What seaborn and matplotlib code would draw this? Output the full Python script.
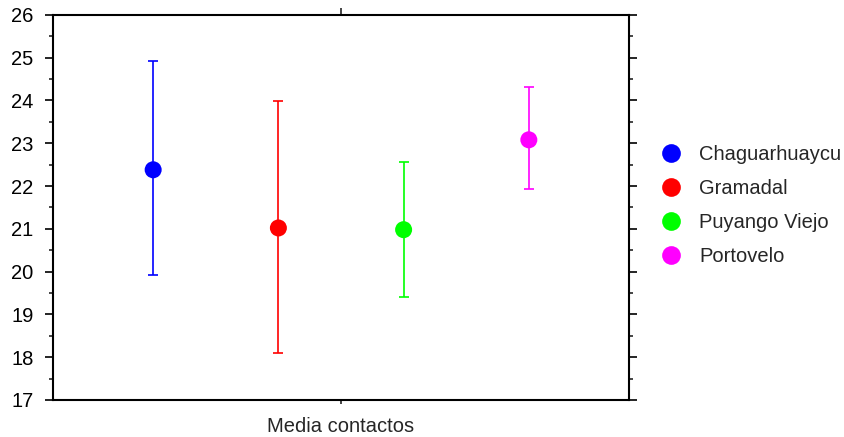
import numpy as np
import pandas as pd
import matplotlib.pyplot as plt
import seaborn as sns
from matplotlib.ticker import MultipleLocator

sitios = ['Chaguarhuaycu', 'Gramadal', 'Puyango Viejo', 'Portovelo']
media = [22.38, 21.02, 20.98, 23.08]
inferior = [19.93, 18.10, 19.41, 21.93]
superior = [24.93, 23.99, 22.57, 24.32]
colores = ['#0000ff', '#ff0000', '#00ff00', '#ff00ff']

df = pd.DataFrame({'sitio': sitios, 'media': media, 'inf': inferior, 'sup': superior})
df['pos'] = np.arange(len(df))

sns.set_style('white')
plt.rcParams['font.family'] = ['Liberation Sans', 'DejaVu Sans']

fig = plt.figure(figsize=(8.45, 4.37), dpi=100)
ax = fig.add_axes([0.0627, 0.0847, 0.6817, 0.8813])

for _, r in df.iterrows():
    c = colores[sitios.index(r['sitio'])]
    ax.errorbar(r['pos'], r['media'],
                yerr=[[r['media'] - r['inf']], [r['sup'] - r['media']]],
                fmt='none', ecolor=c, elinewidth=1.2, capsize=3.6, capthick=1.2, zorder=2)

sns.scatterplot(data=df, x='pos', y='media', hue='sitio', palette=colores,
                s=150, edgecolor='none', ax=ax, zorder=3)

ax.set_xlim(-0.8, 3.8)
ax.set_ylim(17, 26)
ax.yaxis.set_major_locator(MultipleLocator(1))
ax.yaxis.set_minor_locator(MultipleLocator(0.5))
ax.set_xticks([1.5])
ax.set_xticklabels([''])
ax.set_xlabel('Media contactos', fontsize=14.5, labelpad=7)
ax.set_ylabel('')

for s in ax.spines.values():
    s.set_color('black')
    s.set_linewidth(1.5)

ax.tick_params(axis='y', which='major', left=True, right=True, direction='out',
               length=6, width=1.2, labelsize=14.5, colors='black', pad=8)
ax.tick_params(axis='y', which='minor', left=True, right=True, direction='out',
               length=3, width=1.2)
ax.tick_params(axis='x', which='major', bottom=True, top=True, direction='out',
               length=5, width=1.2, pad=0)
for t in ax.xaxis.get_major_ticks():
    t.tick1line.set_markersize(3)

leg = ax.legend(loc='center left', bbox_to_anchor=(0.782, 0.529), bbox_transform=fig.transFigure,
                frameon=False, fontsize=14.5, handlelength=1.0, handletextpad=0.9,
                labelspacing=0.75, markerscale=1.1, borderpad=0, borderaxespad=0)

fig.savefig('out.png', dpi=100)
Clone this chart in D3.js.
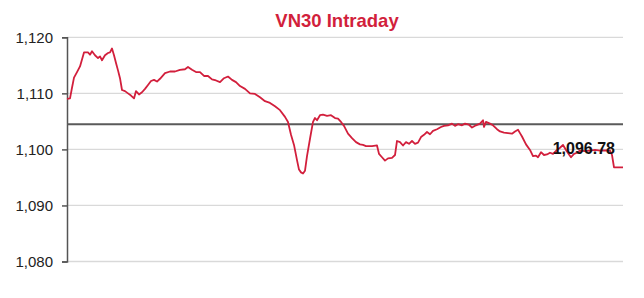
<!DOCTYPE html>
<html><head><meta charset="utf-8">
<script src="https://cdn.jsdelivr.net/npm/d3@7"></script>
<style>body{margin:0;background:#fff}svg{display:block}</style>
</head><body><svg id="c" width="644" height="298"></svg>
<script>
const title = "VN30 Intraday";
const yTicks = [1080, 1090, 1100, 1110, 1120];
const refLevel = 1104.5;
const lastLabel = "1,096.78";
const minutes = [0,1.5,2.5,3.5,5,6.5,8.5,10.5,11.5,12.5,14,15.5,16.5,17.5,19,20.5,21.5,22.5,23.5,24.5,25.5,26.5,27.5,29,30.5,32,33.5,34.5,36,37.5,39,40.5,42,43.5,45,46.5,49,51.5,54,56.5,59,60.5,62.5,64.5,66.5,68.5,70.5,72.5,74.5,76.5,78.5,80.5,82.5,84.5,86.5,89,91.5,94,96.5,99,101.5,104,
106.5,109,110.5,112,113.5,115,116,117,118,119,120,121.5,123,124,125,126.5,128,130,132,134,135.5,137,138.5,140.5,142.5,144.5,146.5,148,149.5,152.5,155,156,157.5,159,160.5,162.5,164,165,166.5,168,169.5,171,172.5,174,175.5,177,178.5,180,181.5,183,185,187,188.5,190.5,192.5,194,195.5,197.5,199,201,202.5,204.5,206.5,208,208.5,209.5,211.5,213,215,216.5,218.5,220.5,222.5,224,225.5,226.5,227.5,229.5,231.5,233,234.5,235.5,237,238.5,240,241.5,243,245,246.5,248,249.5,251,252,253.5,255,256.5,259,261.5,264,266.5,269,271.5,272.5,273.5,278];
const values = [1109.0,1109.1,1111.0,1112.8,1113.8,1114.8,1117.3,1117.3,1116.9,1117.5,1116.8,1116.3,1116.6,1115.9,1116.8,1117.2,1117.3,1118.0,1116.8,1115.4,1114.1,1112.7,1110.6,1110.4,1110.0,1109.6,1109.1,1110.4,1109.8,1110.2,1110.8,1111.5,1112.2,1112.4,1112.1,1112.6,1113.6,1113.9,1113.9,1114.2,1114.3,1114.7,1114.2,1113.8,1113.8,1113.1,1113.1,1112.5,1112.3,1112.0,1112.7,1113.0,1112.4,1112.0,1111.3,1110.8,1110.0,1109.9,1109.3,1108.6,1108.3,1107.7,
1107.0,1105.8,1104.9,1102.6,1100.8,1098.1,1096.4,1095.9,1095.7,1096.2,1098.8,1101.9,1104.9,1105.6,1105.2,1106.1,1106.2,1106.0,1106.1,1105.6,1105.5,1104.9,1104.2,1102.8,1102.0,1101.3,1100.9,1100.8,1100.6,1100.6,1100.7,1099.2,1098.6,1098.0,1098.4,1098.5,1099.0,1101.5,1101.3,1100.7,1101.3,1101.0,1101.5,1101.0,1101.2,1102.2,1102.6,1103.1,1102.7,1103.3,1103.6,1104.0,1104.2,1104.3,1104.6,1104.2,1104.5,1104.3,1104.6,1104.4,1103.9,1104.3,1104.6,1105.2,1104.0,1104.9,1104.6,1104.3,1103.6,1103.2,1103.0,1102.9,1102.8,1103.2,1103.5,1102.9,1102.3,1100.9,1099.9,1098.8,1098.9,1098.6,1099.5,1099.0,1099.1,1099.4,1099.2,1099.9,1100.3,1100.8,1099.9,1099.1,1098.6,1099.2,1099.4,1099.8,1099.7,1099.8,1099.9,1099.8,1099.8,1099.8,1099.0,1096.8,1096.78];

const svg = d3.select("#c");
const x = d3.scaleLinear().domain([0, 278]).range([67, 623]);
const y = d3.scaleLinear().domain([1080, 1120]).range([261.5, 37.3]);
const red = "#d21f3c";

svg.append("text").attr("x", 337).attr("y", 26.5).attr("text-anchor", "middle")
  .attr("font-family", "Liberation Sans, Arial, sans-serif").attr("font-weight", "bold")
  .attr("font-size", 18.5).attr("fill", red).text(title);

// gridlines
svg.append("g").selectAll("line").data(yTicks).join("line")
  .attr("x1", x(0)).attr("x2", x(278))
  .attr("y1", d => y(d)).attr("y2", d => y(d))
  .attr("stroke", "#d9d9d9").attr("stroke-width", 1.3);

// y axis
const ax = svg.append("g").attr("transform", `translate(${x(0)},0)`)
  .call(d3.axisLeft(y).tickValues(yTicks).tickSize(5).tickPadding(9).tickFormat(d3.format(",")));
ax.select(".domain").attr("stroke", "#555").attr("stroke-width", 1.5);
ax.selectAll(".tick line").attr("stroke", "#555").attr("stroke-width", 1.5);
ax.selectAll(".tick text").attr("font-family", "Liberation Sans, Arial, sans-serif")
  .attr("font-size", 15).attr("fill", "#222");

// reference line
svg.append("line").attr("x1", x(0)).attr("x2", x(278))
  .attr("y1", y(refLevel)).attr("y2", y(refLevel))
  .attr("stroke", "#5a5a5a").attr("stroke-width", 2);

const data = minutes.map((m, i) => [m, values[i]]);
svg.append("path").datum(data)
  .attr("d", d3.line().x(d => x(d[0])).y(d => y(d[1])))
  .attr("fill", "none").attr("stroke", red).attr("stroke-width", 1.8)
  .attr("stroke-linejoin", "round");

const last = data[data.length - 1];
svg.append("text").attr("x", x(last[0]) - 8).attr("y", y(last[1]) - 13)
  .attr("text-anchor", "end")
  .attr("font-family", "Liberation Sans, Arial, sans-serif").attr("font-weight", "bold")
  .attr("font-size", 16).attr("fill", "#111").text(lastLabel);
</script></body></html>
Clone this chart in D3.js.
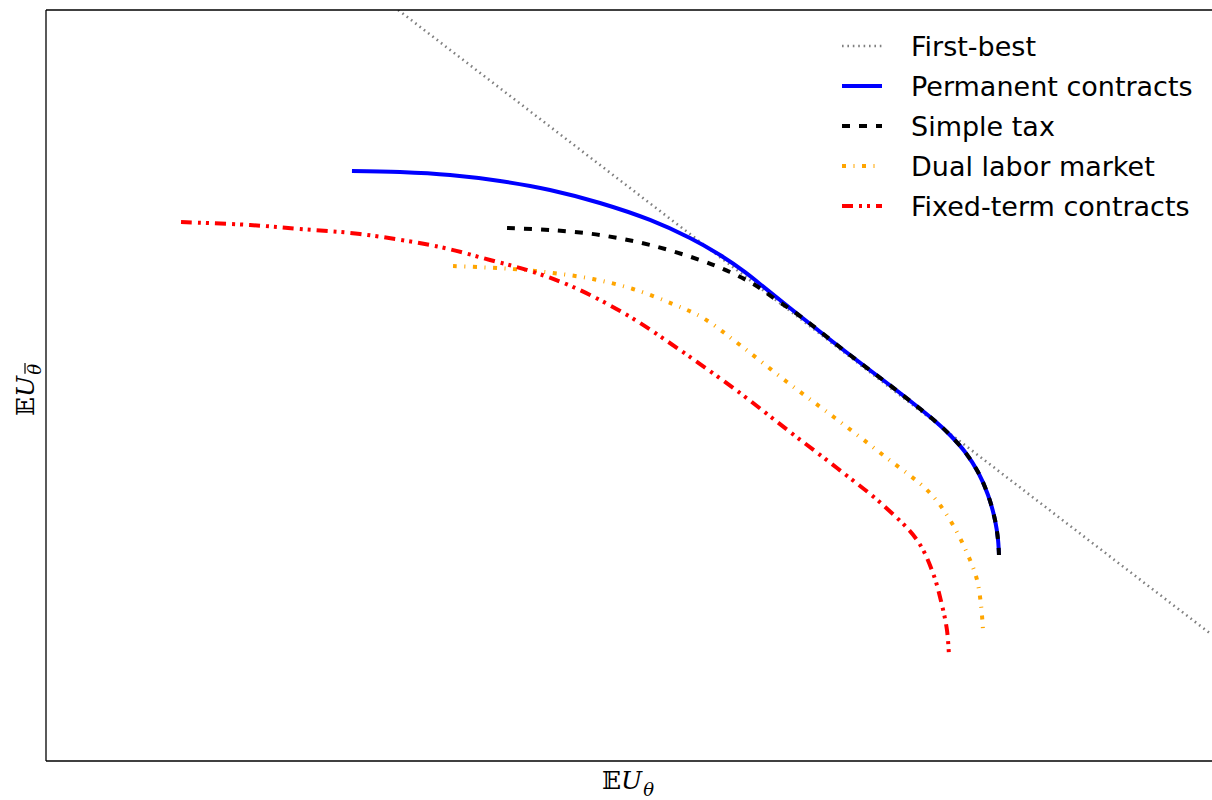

§

- **What is required**:
Only the lines from the start of the records to the line with "ax = fig.add_axes([0.0627, 0.0847, 0.6817, 0.8813])" belong in the copy. Print them exactly, minus pictures.

- **Task response**:
What seaborn and matplotlib code would draw this? Output the full Python script.
import numpy as np
import pandas as pd
import matplotlib.pyplot as plt
import seaborn as sns
from matplotlib.ticker import MultipleLocator

sitios = ['Chaguarhuaycu', 'Gramadal', 'Puyango Viejo', 'Portovelo']
media = [22.38, 21.02, 20.98, 23.08]
inferior = [19.93, 18.10, 19.41, 21.93]
superior = [24.93, 23.99, 22.57, 24.32]
colores = ['#0000ff', '#ff0000', '#00ff00', '#ff00ff']

df = pd.DataFrame({'sitio': sitios, 'media': media, 'inf': inferior, 'sup': superior})
df['pos'] = np.arange(len(df))

sns.set_style('white')
plt.rcParams['font.family'] = ['Liberation Sans', 'DejaVu Sans']

fig = plt.figure(figsize=(8.45, 4.37), dpi=100)
ax = fig.add_axes([0.0627, 0.0847, 0.6817, 0.8813])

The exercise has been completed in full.